Lara Keinath: Auch der Endverbraucher muss bereit sein, Nachhaltigkeit zu leben. Also ein Produkt mit einer langen Lebensdauer zu kaufen und sich beim Kauf Gedanken darüber zu machen, dass dieses Produkt nicht am Ende der Umwelt zur Last fällt. Das ist beim Endverbraucher teilweise noch ein längerer Prozess. Nehmen Sie das Beispiel der LED-Lampen: Zu Beginn wurden die auch nicht gekauft, weil sie sehr teuer waren, dann wurde das Produkt industrieller. Mittlerweile ist eine LED-Lampe ein Standard-Produkt, und der Verbraucher ist auch bereit, dafür etwas zu bezahlen. Hier findet ein Umdenken statt.

Haustex: Mit Blick auf das Thema Nachhaltigkeit: Wo sehen sie die nächsten Herausforderungen für Ihr Unternehmen?

Moser: Das nächste große Thema, an dem wir arbeiten, ist chemisches Recycling von Textilien. Der Denkfehler der Menschen liegt in der Verschwendung von Rohstoffen - billigst kaufen, kurz nutzen, wegwerfen oder unter einem Charity-Aspekt nach Afrika liefern. Dieser Charity-Aspekt ist nichts anderes als Kolonialismus pur. Wir verhindern den Aufbau der Industrie in Afrika und verlagern unseren Müll dort hin.

Haustex: Worin sehen Sie die Alternative?

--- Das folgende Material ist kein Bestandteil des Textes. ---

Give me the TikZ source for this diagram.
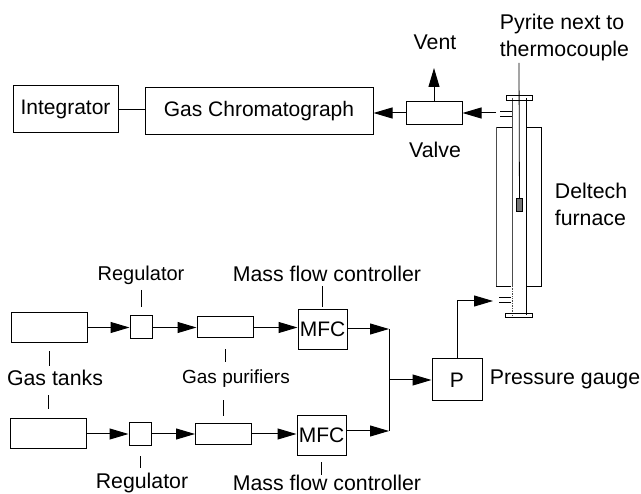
\documentclass[tikz,border=0pt]{standalone}
\usepackage{fontspec}
\setmainfont{Liberation Sans}
\usetikzlibrary{arrows.meta}

\begin{document}
\begin{tikzpicture}[x=1pt, y=-1pt, line width=1pt,
            box/.style={draw, rectangle, inner sep=0pt, font=\fontsize{21}{24}\selectfont},
            tank/.style={box, minimum width=76pt, minimum height=30pt},
            regbox/.style={box, minimum width=22pt, minimum height=23pt},
            purifier/.style={box, minimum width=56pt, minimum height=21pt},
            mfc/.style={box, minimum width=49pt, minimum height=40pt},
            txt/.style={inner sep=0pt, align=center, font=\fontsize{21.3}{27}\selectfont},
            flow/.style={-{Triangle[length=19pt, width=11pt]}},
            tick/.style={line width=0.9pt},
            wall/.style={line width=0.9pt},
            thinwall/.style={line width=0.7pt, black!70}]
            \useasboundingbox (0,0) rectangle (641,494);

            % upper row
            \node[box, minimum width=105pt, minimum height=47pt] (integrator) at (65.5,109.5) {Integrator};
            \node[box, minimum width=228pt, minimum height=47pt] (gc) at (259,111) {Gas Chromatograph};
            \node[box, minimum width=56pt, minimum height=23pt] (valve) at (434,113) {};
            \node[txt] (vent) at (435,42) {Vent};
            \node[txt] (valvelabel) at (435,150) {Valve};
            \coordinate (ventout) at (434,68);
            \coordinate (outlet) at (496,113);
            \coordinate (inlet) at (493,301);

            \draw (integrator) -- (integrator -| gc.west);
            \draw[flow] (outlet) -- (valve);
            \draw[flow] (valve) -- (valve -| gc.east);
            \draw[flow] (valve) -- (ventout);

            % furnace and reactor tube
            \draw[wall] (512,127) -- (496,127);
            \draw[thinwall] (496,127) -- (496,286);
            \draw[wall] (496,286) -- (511,286);
            \draw[wall] (526,127) -- (541,127) -- (541,286) -- (526,286);
            \draw[thinwall] (512,98) -- (512,286);
            \draw[wall] (526,98) -- (526,315);
            \draw[thinwall, densely dotted] (512,286) -- (512,315);
            \draw[wall] (506,95) rectangle (532,100);
            \draw[wall] (505,313) rectangle (532,317);
            \draw[wall] (500,111) -- (512,111) (500,116) -- (512,116);
            \draw[wall] (499,297) -- (511,297) (499,302) -- (511,302);
            \coordinate (couple) at (519,63);
            \node[draw, rectangle, fill=black!55, inner sep=0pt, minimum width=6pt, minimum height=13pt] (pyrite) at (519.5,205.5) {};
            \draw[line width=0.8pt] (couple) -- (pyrite);

            \node[txt, align=left] (pyritelabel) at (564.5,37) {Pyrite next to\\thermocouple};
            \node[txt, align=left] (furnacelabel) at (591,204) {Deltech\\furnace};

            % gas lines
            \node[tank] (tankone) at (49,327.5) {};
            \node[tank] (tanktwo) at (48,434) {};
            \node[regbox] (regone) at (141,327.5) {};
            \node[regbox] (regtwo) at (140,434) {};
            \node[purifier] (pureone) at (225,327.5) {};
            \node[purifier] (puretwo) at (223.5,434) {};
            \node[mfc] (mfcone) at (322.5,329.5) {MFC};
            \node[mfc] (mfctwo) at (321.5,435.5) {MFC};
            \node[box, minimum width=50pt, minimum height=42pt] (gauge) at (457,380) {P};

            \node[txt, font=\fontsize{20}{24}\selectfont] (regtop) at (141,275) {Regulator};
            \node[txt] (regbottom) at (142,483) {Regulator};
            \node[txt] (mfctop) at (327,274) {Mass flow controller};
            \node[txt] (mfcbottom) at (327,483) {Mass flow controller};
            \node[txt] (tanks) at (55,378) {Gas tanks};
            \node[txt, font=\fontsize{19}{24}\selectfont] (purifiers) at (236,379) {Gas purifiers};
            \node[txt] (gaugelabel) at (565,379) {Pressure gauge};

            \coordinate (joinone) at (389,329);
            \coordinate (jointwo) at (389,431);
            \coordinate (joinmid) at (389,380);

            \draw[flow] (tankone) -- (regone);
            \draw[flow] (regone) -- (pureone);
            \draw[flow] (pureone) -- (pureone -| mfcone.west);
            \draw[flow] (tanktwo) -- (regtwo);
            \draw[flow] (regtwo) -- (puretwo);
            \draw[flow] (puretwo) -- (puretwo -| mfctwo.west);
            \draw[flow] (mfcone.east |- joinone) -- (joinone);
            \draw[flow] (mfctwo.east |- jointwo) -- (jointwo);
            \draw (joinone) -- (jointwo);
            \draw[flow] (joinmid) -- (gauge);
            \draw[flow] (gauge.north) |- (inlet);

            \draw[tick, shorten <=5pt, shorten >=8pt] (regone |- regtop.south) -- (regone.north);
            \draw[tick, shorten <=5pt, shorten >=10pt] (regtwo |- regbottom.north) -- (regtwo.south);
            \draw[tick, shorten <=4pt, shorten >=2pt] (mfcone |- mfctop.south) -- (mfcone.north);
            \draw[tick, shorten >=6pt] (mfctwo |- mfcbottom.north) -- (mfctwo.south);
            \draw[tick, shorten <=4pt, shorten >=8pt] (tankone |- tanks.north) -- (tankone.south);
            \draw[tick, shorten <=9pt, shorten >=9pt] (tanktwo |- tanks.south) -- (tanktwo.north);
            \draw[tick, shorten <=8pt, shorten >=11pt] (pureone |- purifiers.north) -- (pureone.south);
            \draw[tick, shorten <=12pt, shorten >=7pt] (puretwo |- purifiers.south) -- (puretwo.north);
        \end{tikzpicture}
\end{document}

Moser: Das chemische Recyling dieser Rohstoffe, also die Aufspaltung in ihre chemischen Komponenten, um kein Downcycling zu betreiben, sondern ein hochwertiges Gut zu erzeugen, wird unseres Erachtens das nächste große Thema werden. Daran arbeiten wir. Unser Ziel ist auch hier, zukunftsfähig zu bleiben und das zu tun, was in Zukunft unseren Umsatz, unseren Absatz und letzten Endes unser Dasein als Unternehmen sichert.